Amazon Glacier is easily cheaper than hosting your own backups, not to mention more convenient.

Who It's Not For

So, then, why wouldn't everybody use this service?

For one, if you already have facilities in several locations and spare power. Adding a server won't change your opex appreciably, and sinking a little into capex is often a better plan for most businesses than increased opex. This also assumes that you have people going to those facilities already, so the added cost of having someone swap in a tape is pretty minimal.

Also, at scale -- Glacier is a linear service. 100TB costs ten times as much as 10TB, but that's not the case if you're doing it yourself. At some point when you can start buying petabyte-level storage, you almost certainly already have the infrastructure such that you won't save much money by using Amazon.

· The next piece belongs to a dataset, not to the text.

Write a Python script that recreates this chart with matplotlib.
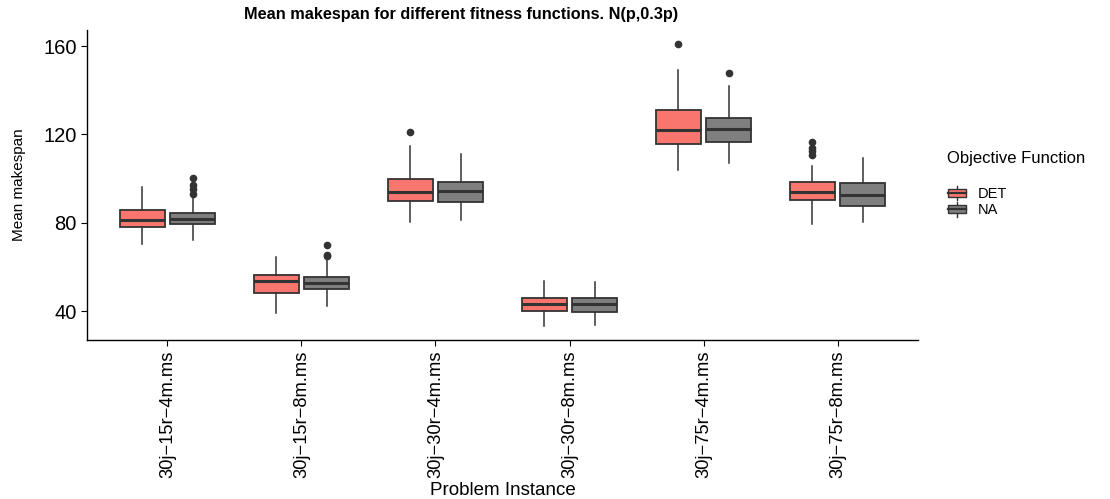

Finally, security. Whatever data you submit to Amazon is encrypted in-transit, but they don't encrypt your data on their end. You lose a little control of the security of your data. You could encrypt it locally before sending, but that requires some effort on your end. It's not terribly hard, but it does require some consideration.

In my experience, this rules out large companies that wouldn't consider using Amazon's services anyway. For the rest of us who work in startups or small to medium businesses, though, Glacier looks great.

Some Caveats on Pricing and Usage

One thing that is important to mention: this is the equivalent of Iron Mountain or similar long-term archival storages. It's like a glacier -- large, small-moving, and very, very frozen.

Technically, this means that you need to be storing things you don't intend to retrieve very frequently. In fact, if you over-use retrieval, it will cost you to get your data back out: Amazon Glacier Pricing.

Importantly:

This last point is important, as it means that you are promising Amazon that you will be storing data for at least three months. If you don't, you will be paying for three months of storage anyway.

That said, I will be moving my archive backups to Glacier. It looks good and the caveats are well within reason. Kudos to Amazon for providing a useful service that really fills a need.